County Executive Agrees To Fund Step Pay Raises For Career Fire Fighters

It was in a contract  which was rejected by the fire fighters union.


Frederick, (Md) Frederick County’s career fire fighters will be getting step pay  increase early next year. That announcement was made by County Executive Jan Gardner during her public information briefing on Thursday. “I’m announcing today that I will provide a step increase for all fire fighters who qualify, effective January 1st,” she said. “So it will be mid-year increase, so effectively it will be a delayed step.”
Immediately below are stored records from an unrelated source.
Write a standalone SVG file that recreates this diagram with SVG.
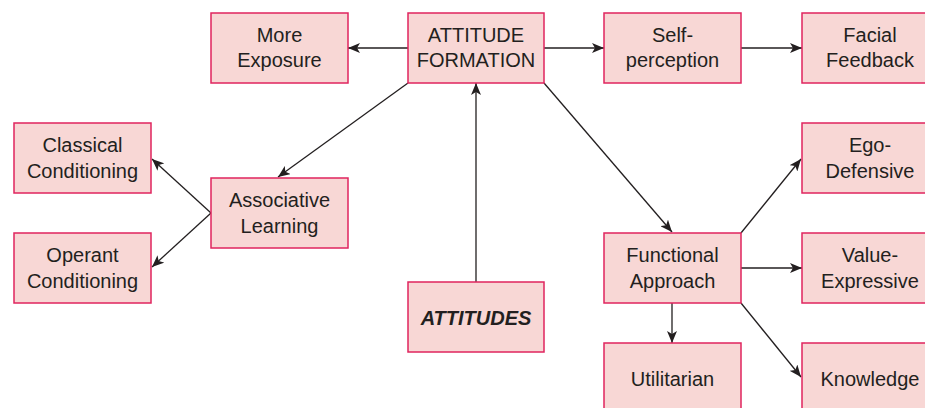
<svg xmlns="http://www.w3.org/2000/svg" width="925" height="408" viewBox="0 0 925 408">
<defs>
<style>
.n rect{fill:#f8d7d5;stroke:#e0245e;stroke-width:1.5}
.n text{font-family:"Liberation Sans",Arial,sans-serif;font-size:20px;fill:#231f20;text-anchor:middle}
.b text{font-weight:bold;font-style:italic}
.c line{stroke:#231f20;stroke-width:1.3;fill:none;marker-end:url(#ah)}
</style>
<marker id="ah" viewBox="0 0 12 10" refX="12" refY="5" markerWidth="12" markerHeight="10" markerUnits="userSpaceOnUse" orient="auto">
<path d="M0,0 L12,5 L0,10 L3,5 Z" fill="#231f20"/>
</marker>
</defs>
<rect width="925" height="408" fill="#ffffff"/>
<g class="c">
<line x1="408" y1="48" x2="348" y2="48"/>
<line x1="544" y1="48" x2="604" y2="48"/>
<line x1="741" y1="48" x2="802" y2="48"/>
<line x1="476" y1="282" x2="476" y2="83"/>
<line x1="408" y1="83" x2="278" y2="177"/>
<line x1="211" y1="213" x2="152" y2="159"/>
<line x1="211" y1="213" x2="152" y2="267"/>
<line x1="544" y1="83" x2="672" y2="232"/>
<line x1="741" y1="233" x2="801" y2="159"/>
<line x1="741" y1="268" x2="802" y2="268"/>
<line x1="672" y1="303" x2="672" y2="343"/>
<line x1="741" y1="303" x2="801" y2="377"/>
</g>
<g id="more-exposure" class="n"><rect x="211" y="13" width="137" height="70"/><text x="279.5" y="42">More</text><text x="279.5" y="67">Exposure</text></g>
<g id="attitude-formation" class="n"><rect x="408" y="13" width="136" height="70"/><text x="476" y="42">ATTITUDE</text><text x="476" y="67">FORMATION</text></g>
<g id="self-perception" class="n"><rect x="604" y="13" width="137" height="70"/><text x="672.5" y="42">Self-</text><text x="672.5" y="67">perception</text></g>
<g id="facial-feedback" class="n"><rect x="802" y="13" width="137" height="70"/><text x="870" y="42">Facial</text><text x="870" y="67">Feedback</text></g>
<g id="classical-conditioning" class="n"><rect x="14" y="123" width="137" height="70"/><text x="82.5" y="152">Classical</text><text x="82.5" y="178">Conditioning</text></g>
<g id="associative-learning" class="n"><rect x="211" y="178" width="137" height="70"/><text x="279.5" y="207">Associative</text><text x="279.5" y="233">Learning</text></g>
<g id="operant-conditioning" class="n"><rect x="14" y="233" width="137" height="70"/><text x="82.5" y="262">Operant</text><text x="82.5" y="288">Conditioning</text></g>
<g id="attitudes" class="n b"><rect x="408" y="282" width="136" height="70"/><text x="476" y="325">ATTITUDES</text></g>
<g id="functional-approach" class="n"><rect x="604" y="233" width="137" height="70"/><text x="672.5" y="262">Functional</text><text x="672.5" y="288">Approach</text></g>
<g id="ego-defensive" class="n"><rect x="802" y="123" width="137" height="70"/><text x="870" y="152">Ego-</text><text x="870" y="178">Defensive</text></g>
<g id="value-expressive" class="n"><rect x="802" y="233" width="137" height="70"/><text x="870" y="262">Value-</text><text x="870" y="288">Expressive</text></g>
<g id="utilitarian" class="n"><rect x="604" y="343" width="137" height="70"/><text x="672.5" y="386">Utilitarian</text></g>
<g id="knowledge" class="n"><rect x="802" y="343" width="137" height="70"/><text x="870" y="386">Knowledge</text></g>
</svg>
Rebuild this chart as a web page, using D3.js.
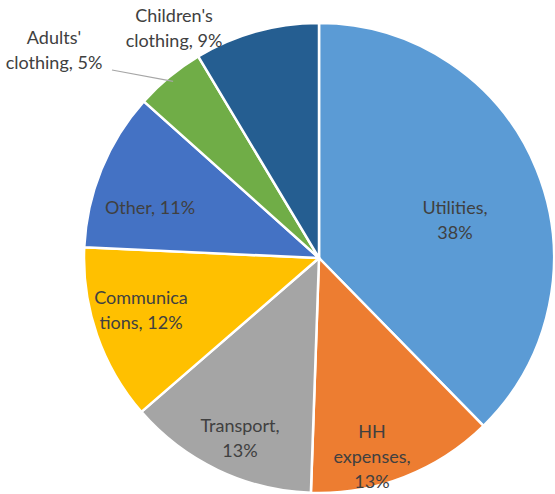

That’s one provision in a contract negotiated between the county and the fire fighters union. The rank and file turned it down last month. “Despite the offer of transition to a new service-based pay scale, and a two-step increase, the Career Fire Fighters Association voted last month to decline or rejected the new pay scale. I surmise that the holiday pay was not well received the membership. And I believe there were other issues as well. But the full reason are not particularly clear to me.”

Other provisions in the rejected contract that the County Executive will be implementing include an independent wage, benefit and workload study,  and an increase in the number of students who will be attending the fall recruit class. “DFRS {Division of Fire and Rescue Services}  will offer an expanded recruit class this fall that would not only fill the existing 13 vacant positions, but will add 12 new recruit positions. That means we’ll a recruit class of 25 which is targeted to begin or about October first of 2018,” Gardner said.

She points out that when these recruits are ready to begin service as fire fighters and medics, it will give some current fire fighters the opportunity to use some of their earned leave time That wasn’t always possible due to staffing shortages, says Gardner.

During her public information briefing, Gardner took issue with the way the contract has been portrayed on social media. She said she values the work of   fire and rescue personnel, and their dedication to their jobs, especially during the recent floods. “Now while I share these positive comments, I do also want to state my profound disappointment with unprofessional behavior I have witnessed on social media, and the intentional spreading of misinformation,” she said.

She said there is a better way to talk about the contract, and debate the issues. “Now I personally value fairness. I value my integrity. We all do. And I really want to make sure that we move forward in a positive and constructive way,” says Gardner. “I cannot certainly look at the 405 people in the Division of Fire and Rescue Services, and not say I’m going to reward good work because some people behaved  badly.”

Gardner said the funding for the pay raise and the other provisions in the contract are contained in the county’s fiscal year 2019 budget.